Information Gain Example: Feature 1 Gain
Split instances on the feature
1,0,1,1 0,0,1,0 1,1,1,0 1,1,0,0 0,1,1,1
For each split, calculate the class entropy for for that split
Entropy for first (0) feature split: probability of class 0 = 0.5, probability of class 1 = 0.5
$$ U = -0.5 \lg 0.5 - 0.5 \lg 0.5 = 1 $$
Entropy for second (1) feature split: \(\mathrm{Pr}(\mathrm{cl}=0) = 1/3\), \(\mathrm{Pr}(\mathrm{cl}=1) = 2/3\)

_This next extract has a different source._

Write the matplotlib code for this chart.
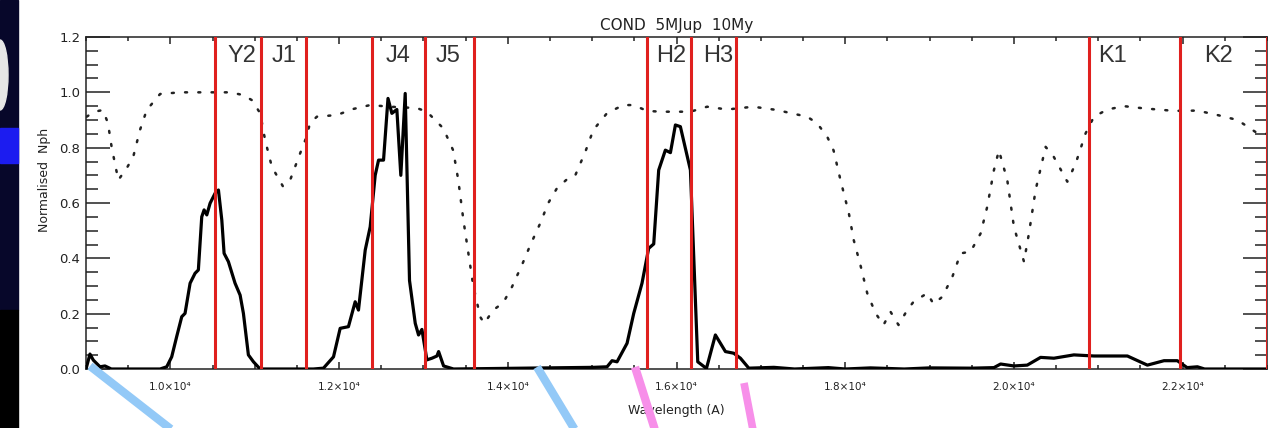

$$ U \approx -0.33 \lg 0.33 - 0.66 \lg 0.66 \approx 0.92 $$
Now weight each entropy by the probability of being in that set
$$ U' \approx 0.4 \cdot 1 + 0.6 \cdot 0.92 = 0.95 $$
Gain is initial entropy \(U\) minus the final entropy \(U'\), so
$$ G \approx 0.97 - 0.95 = 0.02 $$
Information Gain Example: Feature 2 Gain
Split instances on the feature
1,1,0,0 1,0,1,1 0,0,1,0 1,1,1,0 0,1,1,1
Same calculation as before:
$$ \begin{eqnarray*} U(0) &=& 0 \ U(1) &=& 1 \ G &\approx& 0.97 - 0.2 \cdot 0 - 0.8 \cdot 1 = 0.17 \end{eqnarray*} $$
Information Gain Example: Feature 3 Gain
Split instances on the feature
1,1,0,0 0,0,1,0 1,1,1,0 1,0,1,1 0,1,1,1
Same calculation as before:
$$ \begin{eqnarray*} U(0) &\approx& 0.92 \\ U(1) &=& 1 \\ G &\approx& 0.97 - 0.6 \cdot 0.92 - 0.4 \cdot 1 = 0.02 \end{eqnarray*} $$
Our gains are 0.02, 0.17, 0.02, so the best feature to split on is feature 2.